[START]

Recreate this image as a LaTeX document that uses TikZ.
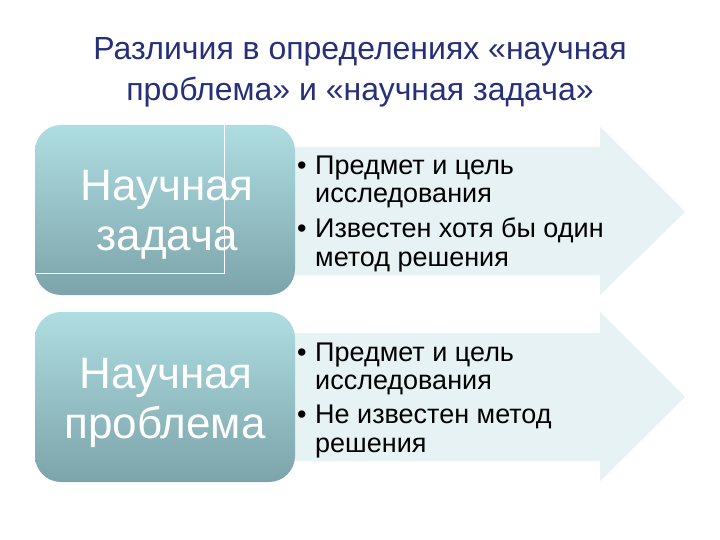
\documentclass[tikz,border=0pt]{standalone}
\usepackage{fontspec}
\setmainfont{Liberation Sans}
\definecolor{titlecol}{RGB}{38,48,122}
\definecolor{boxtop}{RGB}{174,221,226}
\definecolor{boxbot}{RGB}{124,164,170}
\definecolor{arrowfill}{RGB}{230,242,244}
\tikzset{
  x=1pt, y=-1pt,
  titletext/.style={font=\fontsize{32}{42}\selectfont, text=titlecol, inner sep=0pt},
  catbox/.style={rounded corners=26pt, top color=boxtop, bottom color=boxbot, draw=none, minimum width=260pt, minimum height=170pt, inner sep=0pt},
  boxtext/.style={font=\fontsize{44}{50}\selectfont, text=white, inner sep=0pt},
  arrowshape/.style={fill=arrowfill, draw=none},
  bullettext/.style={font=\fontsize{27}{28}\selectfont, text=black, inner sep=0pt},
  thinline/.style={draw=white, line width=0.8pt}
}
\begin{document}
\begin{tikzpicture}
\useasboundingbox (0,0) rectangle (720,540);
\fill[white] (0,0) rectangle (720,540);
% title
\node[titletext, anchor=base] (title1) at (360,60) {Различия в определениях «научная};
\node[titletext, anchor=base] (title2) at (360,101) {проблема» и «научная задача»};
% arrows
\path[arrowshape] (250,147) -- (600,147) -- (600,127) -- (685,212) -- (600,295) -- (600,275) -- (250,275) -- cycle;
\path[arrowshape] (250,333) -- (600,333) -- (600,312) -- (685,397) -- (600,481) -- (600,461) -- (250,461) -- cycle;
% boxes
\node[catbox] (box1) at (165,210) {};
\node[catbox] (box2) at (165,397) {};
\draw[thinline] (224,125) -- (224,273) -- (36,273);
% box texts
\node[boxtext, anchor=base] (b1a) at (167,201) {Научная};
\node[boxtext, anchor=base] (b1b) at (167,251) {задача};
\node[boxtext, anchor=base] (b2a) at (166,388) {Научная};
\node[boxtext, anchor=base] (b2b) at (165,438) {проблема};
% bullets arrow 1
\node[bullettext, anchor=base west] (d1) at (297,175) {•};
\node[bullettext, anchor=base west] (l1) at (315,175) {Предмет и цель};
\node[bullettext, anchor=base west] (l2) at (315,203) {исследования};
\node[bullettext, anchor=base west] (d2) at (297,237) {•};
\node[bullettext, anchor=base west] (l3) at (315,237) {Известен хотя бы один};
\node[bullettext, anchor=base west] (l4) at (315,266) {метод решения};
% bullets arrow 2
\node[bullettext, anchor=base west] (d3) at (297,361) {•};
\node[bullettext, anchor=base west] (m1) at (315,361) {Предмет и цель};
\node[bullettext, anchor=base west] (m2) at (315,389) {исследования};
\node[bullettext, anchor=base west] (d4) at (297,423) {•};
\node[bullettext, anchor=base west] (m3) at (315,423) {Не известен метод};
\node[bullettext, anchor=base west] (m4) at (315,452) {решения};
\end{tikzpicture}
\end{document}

[END]

(GIVEN EXERCISE):
Restate the listing above word for word, and skip the pictures.

(REPLY TO THE TASK):
Recreate this image as a LaTeX document that uses TikZ.
\documentclass[tikz,border=0pt]{standalone}
\usepackage{fontspec}
\setmainfont{Liberation Sans}
\definecolor{titlecol}{RGB}{38,48,122}
\definecolor{boxtop}{RGB}{174,221,226}
\definecolor{boxbot}{RGB}{124,164,170}
\definecolor{arrowfill}{RGB}{230,242,244}
\tikzset{
  x=1pt, y=-1pt,
  titletext/.style={font=\fontsize{32}{42}\selectfont, text=titlecol, inner sep=0pt},
  catbox/.style={rounded corners=26pt, top color=boxtop, bottom color=boxbot, draw=none, minimum width=260pt, minimum height=170pt, inner sep=0pt},
  boxtext/.style={font=\fontsize{44}{50}\selectfont, text=white, inner sep=0pt},
  arrowshape/.style={fill=arrowfill, draw=none},
  bullettext/.style={font=\fontsize{27}{28}\selectfont, text=black, inner sep=0pt},
  thinline/.style={draw=white, line width=0.8pt}
}
\begin{document}
\begin{tikzpicture}
\useasboundingbox (0,0) rectangle (720,540);
\fill[white] (0,0) rectangle (720,540);
% title
\node[titletext, anchor=base] (title1) at (360,60) {Различия в определениях «научная};
\node[titletext, anchor=base] (title2) at (360,101) {проблема» и «научная задача»};
% arrows
\path[arrowshape] (250,147) -- (600,147) -- (600,127) -- (685,212) -- (600,295) -- (600,275) -- (250,275) -- cycle;
\path[arrowshape] (250,333) -- (600,333) -- (600,312) -- (685,397) -- (600,481) -- (600,461) -- (250,461) -- cycle;
% boxes
\node[catbox] (box1) at (165,210) {};
\node[catbox] (box2) at (165,397) {};
\draw[thinline] (224,125) -- (224,273) -- (36,273);
% box texts
\node[boxtext, anchor=base] (b1a) at (167,201) {Научная};
\node[boxtext, anchor=base] (b1b) at (167,251) {задача};
\node[boxtext, anchor=base] (b2a) at (166,388) {Научная};
\node[boxtext, anchor=base] (b2b) at (165,438) {проблема};
% bullets arrow 1
\node[bullettext, anchor=base west] (d1) at (297,175) {•};
\node[bullettext, anchor=base west] (l1) at (315,175) {Предмет и цель};
\node[bullettext, anchor=base west] (l2) at (315,203) {исследования};
\node[bullettext, anchor=base west] (d2) at (297,237) {•};
\node[bullettext, anchor=base west] (l3) at (315,237) {Известен хотя бы один};
\node[bullettext, anchor=base west] (l4) at (315,266) {метод решения};
% bullets arrow 2
\node[bullettext, anchor=base west] (d3) at (297,361) {•};
\node[bullettext, anchor=base west] (m1) at (315,361) {Предмет и цель};
\node[bullettext, anchor=base west] (m2) at (315,389) {исследования};
\node[bullettext, anchor=base west] (d4) at (297,423) {•};
\node[bullettext, anchor=base west] (m3) at (315,423) {Не известен метод};
\node[bullettext, anchor=base west] (m4) at (315,452) {решения};
\end{tikzpicture}
\end{document}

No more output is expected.